Monday, January 11, 2016

Toasting David Bowie -- and my past -- with a wine oddity


I saw it on social media while still in bed, and then I couldn't move.  A friend - much younger than myself and therefore someone who couldn't feel what I felt - said "I didn't even know he was sick."

David Bowie had left the world.  I came to his music later, after Ziggy Stardust. My 70s ears were full of Donna Summer and the Bee Gees. It wasn't until the 80s that I became passionate about the new incarnation of David, the white-suited handsome man who sung alongside Blondie and Duran Duran in the playlists of the Melody Bar in New Brunswick, where my roommates and I danced every Thursday night.

It was Let's Dance that was, not our initiation, but more the moment when we fell in love. When Matt Pinfield (because we had the coolest DJ ever at the Melody and we didn't even know it) played the single, one of us would pull the others to the floor.  In our neon big shirts with large shoulder pads and our dark lipstick and fluffed hair, we shimmied over the old planks sticky with beer. In the frat houses of College Avenue, across the darkened rooms of The Roxy, when David Bowie said, "Let's Dance," we obeyed.

He made us feel cool. We were children of almost-immigrants (one or two generations away from Italy or Ireland), raised in the boring suburbs of larger, more exciting places. But when we listened to David Bowie, we could share in his exoticness.  When I hear his voice, I think of his massive intelligence and his wit -- his sense of irony only matched by his sense of fashion.  When he was older he married one of the most beautiful women in the world and bought a castle.  Who didn't want to be like David Bowie?

I got through today in a fog, flooded by memory.  I texted my ex-husband, "Didn't we see David Bowie in concert?" Yes, he replied, at the PNC Arts Center.  It was a good show I remembered.  I emailed my college friends "We have to raise a glass soon!"  I texted my son (a different generation but a musician who mourned him with a musician's heart), my poet friend Howard.  I posted on social media, but it wasn't enough.  The sadness deepened... and the memories had their way with my mood.

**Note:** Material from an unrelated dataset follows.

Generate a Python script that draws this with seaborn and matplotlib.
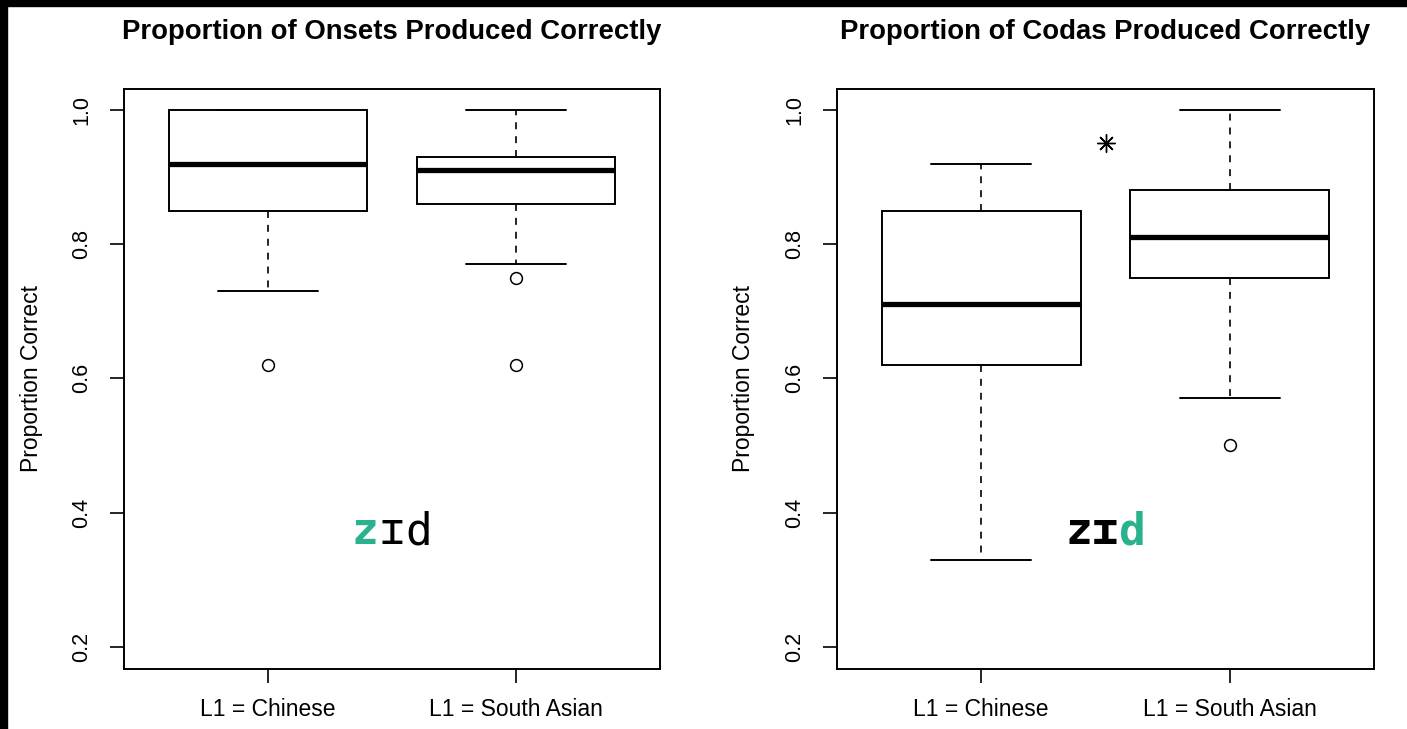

In my mind, I was back at the Melody dancing --  living with abandon for a few hours at a club. It was a time when being young meant endless possibilities.  I remember slipping my arms into the sleeves of an emerald green silk shirt, pulling up my black leggings, placing my feet into my faux-Doc Martens and painting on black eyeliner -- it was all a girl needed back then. That and the music. We had the night and cheap beers and shots of kamikazes, and we loved David Bowie and Adam Ant and Howard Jones and Madness and it made us feel cool and alive and immortal.

But we didn't stay young. We had children and bought houses.  We had our hearts broken by friends and lovers.  We buried parents. The cassette tapes gathered dust or were sold at yard sales or donated to charities.

We stopped listening to David Bowie.  When I was still married, my husband bought me his greatest hits on CD.  I appreciated it, but it all felt dated. I liked new music and didn't look back much in life.

But, tonight, I've got Bowie playing and my eyes are wet from tears.  I pulled one of the weirdest wines I had  - Mukuzani Red Dry 2006 from Teliani Valley in the district of Kakheti.  I bought it in the Republic of Georgia, during a life-changing trip to this ancient wine-making land.  It's made from the delicious but little known Saperavi grape. It's got inscrutable Georgian lettering on the label, curving and looping like backwards 6s and 3s with little flourishes.

None of us can be Bowie, but we can all embrace our special breed of oddness.  I guess as an explorer of vineyards, it's my passion to find the weird wines - the ones no one has heard of.  I'll raise a glass of this little known wine and toast David Bowie, and youth, and creativity, and lost loves.  I'm looking back tonight and feeling the great weight of time past, cherishing those beautiful nights that live on in memory.  The nights when we all said, "Let's Dance."